Keterbukaan untuk mengambil sumber-sumber ajaran kasih sayang dan kebijaksanaan (compassion and wisdom), dari manapun asalnya. Dalam Islam, selain al-Qur'an dan hadis, ada banyak kata-kata bijak dari beberapa tokoh Islam, seperti Ali bin Abi Thalib yang menganjurkan menilai pernyataan berdasarkanatas apa yang dikatakan bukan siapa yang mengatakan, atau al-Kindi yang berkata "Kita tidak perlu malu mengakui dan memegang suatu kebenaran dari manapun datangnya, bahkan jika ia datang dari generasi sebelum kita atau dari orang asing. Bagi orang yang mencari kebenaran tak ada yang lebih bernilai dari kebenaran itu sendiri; kebenaran tidak akan merendahkannya, tetapi justru memuliakannya" Selain dari sumber-dalam-Islam kebijaksanaan dapat juga dipelajari dari sumber luar Islam baik berupa kitab atau teks-teks suci agama maupun wisdom yang terkandung dalam budaya dan hasil kontemplasi dan pemikiran manusia. Sebagai contoh, mempelajari teologi pembebasan dalam Kristen menyadarkan kita untuk membela kelompok muslim tertindas; mencermati ajaran Tao akan mengingatkan kita ajaran Islam tentang pentingnya hidup harmoni dengan alam. Melakukan itu bukan untuk menjadi penganut Kristen atau Tao, tetapi untuk menginspirasi kita bahwa hal-hal demikian sejatinya termasuk dalam spektrum pemikiran Islam. Memahami Islam pada abad XXI tidak cukup lagi dengan hanya studi al-Qur'an dan hadis saja. Di luar itu muslim dapat merengkuh dan menghayati kebijaksanaan yang bersumber dari mana saja, baik sumber-dalam-Islam maupun sumber-luar-Islam. Kebijaksanaan dari sumber-luar-Islam dapat didialogkan dengan dua sumber asasi Islam, al-Qur'an dan hadis.
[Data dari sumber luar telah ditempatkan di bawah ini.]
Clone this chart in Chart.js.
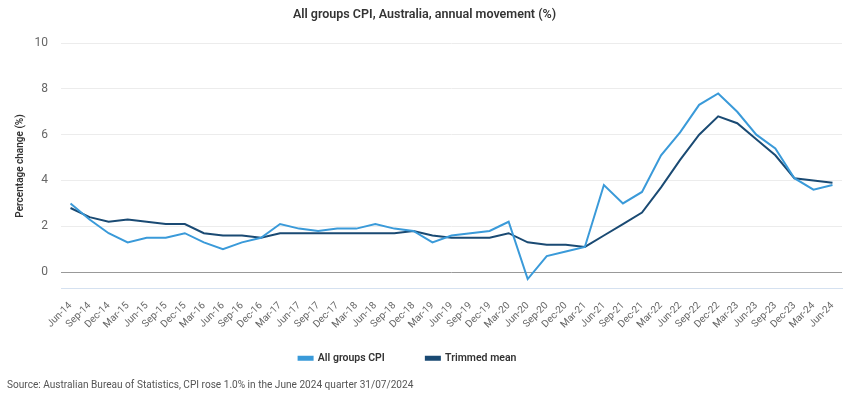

Muslim progresif menganut pluralisme internal dan eksternal agama sekaligus, dan secara epistemologi mengikuti pendekatan yang pluralistik untuk memperoleh pengetahuan dan kebenaran. Mereka melampaui pandangan tentang "toleransi" (beyond tolerance) dan mengupayakan keterikatan yang mendalam melalui kesamaan dan perbedaan yang ada (strive for a profound engagement through both existing commonalities and differences).29 Konsep toleransi dipandang sudah tidak memadai lagi untuk menopang kehidupan keagamaan dan etnis yang pluralistik. Secara etimologis kata toleransi (tolerance) berasal dari istilah dalam toksikologi dan farmakologi Abad Pertengahan, yang menandai seberapa banyak racun yang sanggup tubuh tolerir (tolerate) sebelum ia tiba pada kematian. Jika istilah ini diderivasikan ke dalam konteks pluralitas
agama dan etnis, maka makna toleransi akan menunjuk kepada menentukan berapa banyak others (mungkin mereka muslim, Yahudi, Kristen, Hindu, kulit hitam, bangsa Asia, kelompok homoseksual, dan lain-lain) yang dapat kita tolerir (tolerate) sebelum ia/mereka membunuh kita. Yang diperlukan saat ini bukan menolerir others, tetapi terikat menyatu dengan "others" pada level terdalam yang membuat kita disebut sebagai manusia, melalui kesamaan dan perbedaan yang nyata di antara kita. Singkat kata, muslim progresif tidak menginginkan Islam yang "toleran", tetapi lebih dari itu Islam
yang memperjuangkan masyarakat pluralistik yang saling memuliakan. dan mengikat-menyatu antara satu dengan lainnya melalui kesamaan dan perbedaan.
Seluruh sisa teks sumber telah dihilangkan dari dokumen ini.